Pemerintah tengah menyiapkan skema baru untuk menopang keuangan PT Perusahaan Listrik Negara (PLN) (Persero). Ini karena kebijakan memasok batu bara untuk dalam negeri akan dihapus. Sehingga berpotensi meningkatkan beban perusahaan setrum tersebut.

Menteri Koordinator Bidang Kemaritiman Luhut Binsar Pandjaitan mengatakan skema yang diterapkan nantinya hampir sama dengan yang ada di komoditas kelapa sawit.
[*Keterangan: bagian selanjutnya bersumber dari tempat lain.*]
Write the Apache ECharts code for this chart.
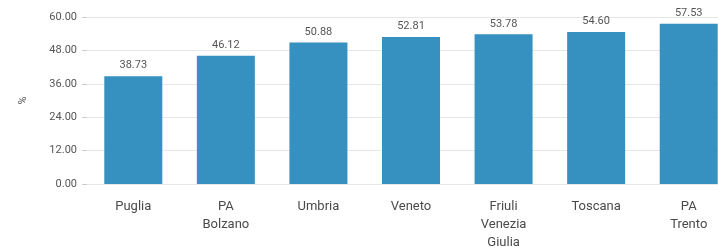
<!DOCTYPE html>
<html>
<head>
<meta charset="utf-8">
<script src="https://cdn.jsdelivr.net/npm/echarts@6/dist/echarts.min.js"></script>
<style>
  html, body { margin: 0; padding: 0; overflow: hidden; background: #fff; }
  #chart { width: 735px; height: 252px; }
</style>
</head>
<body>
<div id="chart"></div>
<script>
var categories = ['Puglia', 'PA\nBolzano', 'Umbria', 'Veneto', 'Friuli\nVenezia\nGiulia', 'Toscana', 'PA\nTrento'];
var values = [38.73, 46.12, 50.88, 52.81, 53.78, 54.60, 57.53];
var yMin = 0, yMax = 60, yStep = 12;

var font = 'Roboto, sans-serif';

var chart = echarts.init(document.getElementById('chart'));
chart.setOption({
    animation: false,
    grid: { left: 87, right: 0, top: 17, bottom: 68 },
    xAxis: {
        type: 'category',
        data: categories,
        axisLine: { lineStyle: { color: '#e6e6e6' } },
        axisTick: { show: false },
        axisLabel: {
            color: '#4a4a4a',
            fontFamily: font,
            fontSize: 13,
            lineHeight: 18,
            margin: 14,
            interval: 0
        }
    },
    yAxis: {
        type: 'value',
        min: yMin,
        max: yMax,
        interval: yStep,
        name: '%',
        nameLocation: 'middle',
        nameRotate: 90,
        nameGap: 58,
        nameTextStyle: { color: '#555', fontFamily: font, fontSize: 11 },
        axisLine: { show: false },
        axisTick: { show: true, length: 5, lineStyle: { color: '#ccc' } },
        axisLabel: {
            color: '#555',
            fontFamily: font,
            fontSize: 11,
            margin: 10,
            formatter: function (v) { return v.toFixed(2); }
        },
        splitLine: { lineStyle: { color: '#e6e6e6' } }
    },
    series: [{
        type: 'bar',
        data: values,
        barWidth: 58,
        itemStyle: { color: '#3690c0' },
        label: {
            show: true,
            position: 'top',
            distance: 5,
            color: '#555',
            fontFamily: font,
            fontSize: 11,
            formatter: function (p) { return p.value.toFixed(2); }
        }
    }]
});
</script>
</body>
</html>
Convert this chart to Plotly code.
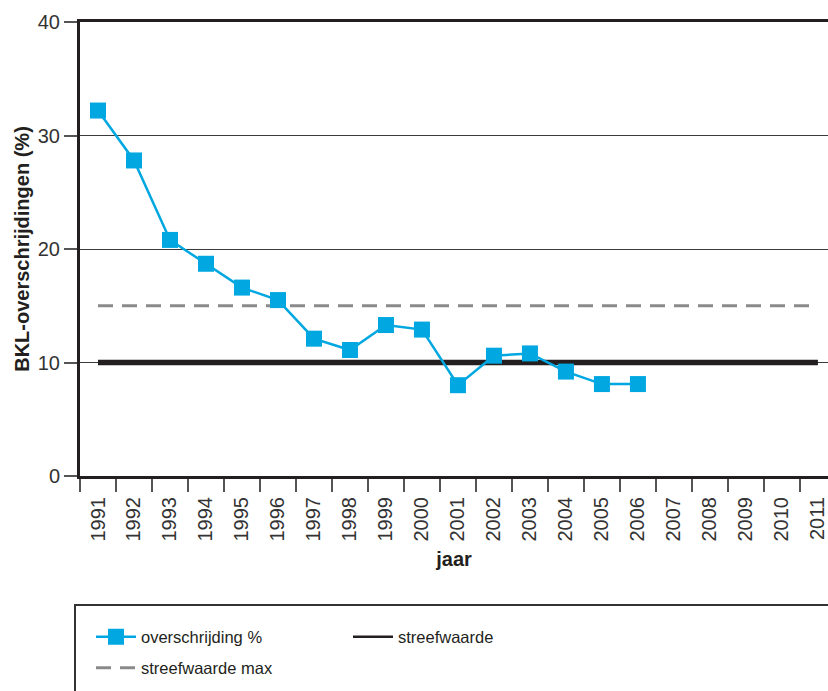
import plotly.graph_objects as go

years = [str(y) for y in range(1991, 2012)]
meas_years = [str(y) for y in range(1991, 2007)]
overschrijding = [32.2, 27.8, 20.8, 18.7, 16.6, 15.5, 12.1, 11.1, 13.3, 12.9,
                  8.0, 10.6, 10.8, 9.2, 8.1, 8.1]
streefwaarde = [10] * len(years)
streefwaarde_max = [15] * len(years)

W, H = 828, 691
L, R, T, B = 80, 0, 22, 215
pw, ph = W - L - R, H - T - B

def px_x(p):
    return (p - L) / pw

def px_y(p):
    return (H - B - p) / ph

dark = "#231F20"
blue = "#00A7E1"
gray = "#8A8A8A"

fig = go.Figure()
fig.add_trace(go.Scatter(
    x=years, y=streefwaarde_max, mode="lines", name="streefwaarde max",
    line=dict(color=gray, width=3, dash="15px,9px"), legend="legend3"))
fig.add_trace(go.Scatter(
    x=years, y=streefwaarde, mode="lines", name="streefwaarde",
    line=dict(color=dark, width=5.5), showlegend=False))
# legend entry for streefwaarde (thinner symbol as in the reference)
fig.add_trace(go.Scatter(
    x=[None], y=[None], mode="lines", name="streefwaarde",
    line=dict(color=dark, width=2.5), legend="legend2"))
fig.add_trace(go.Scatter(
    x=meas_years, y=overschrijding, mode="lines+markers", name="overschrijding %",
    line=dict(color=blue, width=2.5),
    marker=dict(symbol="square", size=16, color=blue), legend="legend"))

legfont = dict(family="Liberation Sans, Arial, sans-serif", size=16.5, color=dark)
common_leg = dict(font=legfont, bgcolor="rgba(0,0,0,0)", borderwidth=0,
                  xanchor="left", yanchor="middle", itemwidth=40)

fig.update_layout(
    width=W, height=H,
    margin=dict(l=L, r=R, t=T, b=B, autoexpand=False),
    paper_bgcolor="white", plot_bgcolor="white",
    font=dict(family="Liberation Sans, Arial, sans-serif", color=dark),
    showlegend=True,
    legend=dict(x=px_x(91), y=px_y(637), **common_leg),
    legend2=dict(x=px_x(348), y=px_y(637), **common_leg),
    legend3=dict(x=px_x(91), y=px_y(668), **common_leg),
    xaxis=dict(
        type="category", categoryorder="array", categoryarray=years,
        range=[-0.5, 20.28],
        tickson="boundaries", ticks="outside", ticklen=13, tickwidth=1.5,
        tickcolor="#555", tickangle=-90, ticklabelstandoff=10,
        tickfont=dict(size=20, color="#333"),
        showline=True, linewidth=3, linecolor=dark, mirror=True,
        showgrid=False, automargin=False,
        title=dict(text="<b>jaar</b>", font=dict(size=20, color=dark), standoff=12),
    ),
    yaxis=dict(
        range=[0, 40], tickvals=[0, 10, 20, 30, 40],
        ticks="outside", ticklen=13, tickwidth=1.5, tickcolor="#555",
        tickfont=dict(size=20, color="#333"),
        showline=True, linewidth=3, linecolor=dark,
        showgrid=True, gridcolor="#3a3a3a", gridwidth=1.2,
        zeroline=False, automargin=False,
        title=dict(text="<b>BKL-overschrijdingen (%)</b>",
                   font=dict(size=20, color=dark), standoff=3),
    ),
    shapes=[dict(type="rect", xref="paper", yref="paper",
                 x0=px_x(75), x1=px_x(900), y0=px_y(605), y1=px_y(760),
                 line=dict(color="#333", width=2), fillcolor="rgba(0,0,0,0)")],
)

fig.write_html("out.html", config={"displayModeBar": False},
               post_script="document.body.style.margin='0';document.body.style.overflow='hidden';")
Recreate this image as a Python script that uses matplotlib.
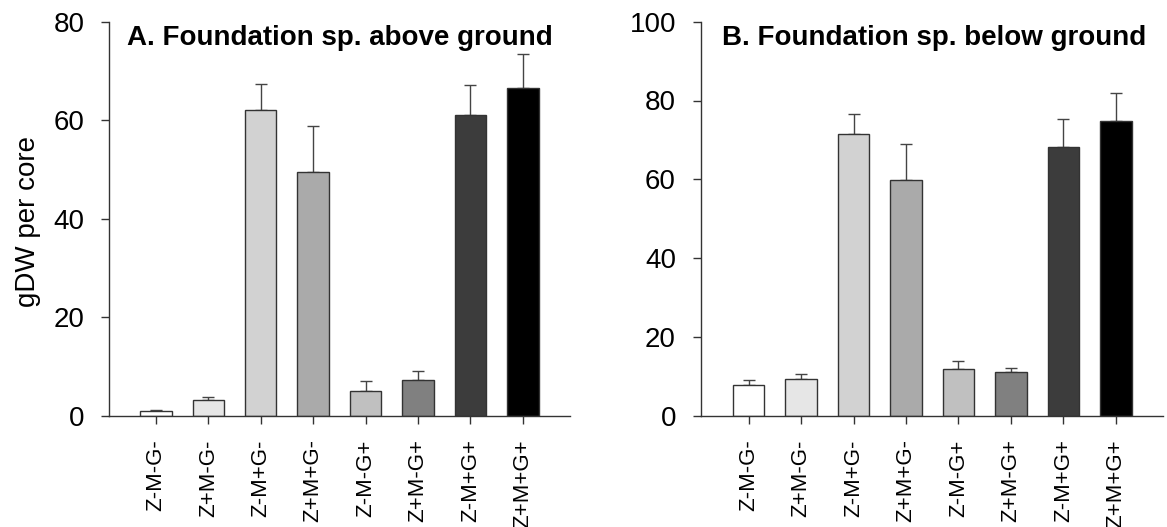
import matplotlib
matplotlib.use("Agg")
import matplotlib.pyplot as plt
import numpy as np

plt.rcParams['font.family'] = ['Liberation Sans', 'DejaVu Sans']

categories = ["Z-M-G-", "Z+M-G-", "Z-M+G-", "Z+M+G-", "Z-M-G+", "Z+M-G+", "Z-M+G+", "Z+M+G+"]
above_mean = [0.9, 3.2, 62.1, 49.4, 5.1, 7.2, 61.0, 66.5]
above_err = [0.3, 0.5, 5.3, 9.4, 2.0, 1.8, 6.2, 7.0]
below_mean = [7.7, 9.4, 71.6, 59.7, 11.8, 11.0, 68.1, 74.9]
below_err = [1.3, 1.1, 5.0, 9.3, 2.1, 1.0, 7.2, 7.0]
bar_colors = ["#ffffff", "#e6e6e6", "#d2d2d2", "#aaaaaa", "#c0c0c0", "#808080", "#3c3c3c", "#000000"]
titles = ["A. Foundation sp. above ground", "B. Foundation sp. below ground"]

W, H = 1167, 527
fig = plt.figure(figsize=(W / 100, H / 100), dpi=100)

def px_axes(left, right, top, bottom):
    return fig.add_axes([left / W, 1 - bottom / H, (right - left) / W, (bottom - top) / H])

axA = px_axes(109.3, 570, 21.7, 415.7)
axB = px_axes(701, 1163, 21.7, 415.7)

edge = "#333333"
x = np.arange(1, len(categories) + 1)

def draw(ax, means, errs, ymax, yticks, xleft):
    ax.bar(x, means, width=0.6, color=bar_colors, edgecolor=edge, linewidth=1.0, zorder=2)
    ax.errorbar(x, means, yerr=[np.zeros(len(errs)), errs], fmt='none', ecolor="#444444",
                elinewidth=1.0, capsize=4.3, capthick=1.0, zorder=1)
    ax.set_xlim(xleft, 8.9)
    ax.set_ylim(0, ymax)
    ax.set_yticks(yticks)
    ax.set_xticks(x)
    ax.set_xticklabels(categories, rotation=90, fontsize=16)
    ax.tick_params(axis='y', labelsize=20, length=6, width=1.0, color=edge, pad=12, direction='out')
    ax.tick_params(axis='x', length=6, width=1.0, color=edge, pad=11, direction='out')
    for s in ['top', 'right']:
        ax.spines[s].set_visible(False)
    for s in ['left', 'bottom']:
        ax.spines[s].set_color(edge)
        ax.spines[s].set_linewidth(1.0)

draw(axA, above_mean, above_err, 80, [0, 20, 40, 60, 80], 0.11)
draw(axB, below_mean, below_err, 100, [0, 20, 40, 60, 80, 100], 0.09)

fig.text(126.7 / W, 1 - 45 / H, titles[0], fontsize=20, fontweight='bold', ha='left', va='baseline')
fig.text(721.7 / W, 1 - 45 / H, titles[1], fontsize=20, fontweight='bold', ha='left', va='baseline')
fig.text(28 / W, 1 - 221 / H, "gDW per core", fontsize=20, rotation=90, ha='center', va='center')

fig.savefig("out.png", dpi=100)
Jadi, perusahaan batu bara harus menyisihkan dana sekitar US$ 2 hingga 3 per ton dari setiap penjualan.

Dana itu nantinya ditampung dalam satu lembaga seperti Badan Pengelola Dana Perkebunan (BPDP) Kelapa Sawit. “Jadi ada dana cadangan untuk mensubsidi PLN,” kata dia di Istana Kepresidenan, Jakarta, Jumat (27/7).

Menteri Koordinator Bidang Perekonomian Darmin Nasution juga tidak membantah jika nantinya akan ada lembaga baru menampung dana dari pengusaha batu bara. “Saya tidak bisa bilang kayak BPDP sawit atau tidak, tapi akan ada lembaga baru untuk itu,” ujar dia di Kantornya, Jumat (27/7).

Adapun rencana pemerintah mencabut kewajiban batu bara untuk pasokan dalam negeri (Domestic Market Obligation/DMO), khususnya bagi PT Perusahaan Listrik Negara (PLN) itu demi meningkatkan penerimaan negara. Dari kebijakan itu akan ada tambahan penerimaan US$ 5 miliar.

Dengan tambahan devisa ini harapannya bisa mengurangi beban defisit neraca transaksi berjalan yang tahun lalu sudah mencapai US$ 17,3 miliar. Ujungnya nilai tukar Rupiah terhadap dolar Amerika Serikat bisa perkasa lagi.

(Baca: Pemerintah Akan Cabut Kewajiban Memasok Batu Bara ke Domestik)

Alasan lainnya adalah penerapan kuota sangat rawan terjadi kongkalikong. Apalagi PLN hanya membutuhkan batu bara yang berkalori rendah. Padahal tidak semua perusahaan tambang, hasil produksi batu baranya cocok dengan kebutuhan PLN.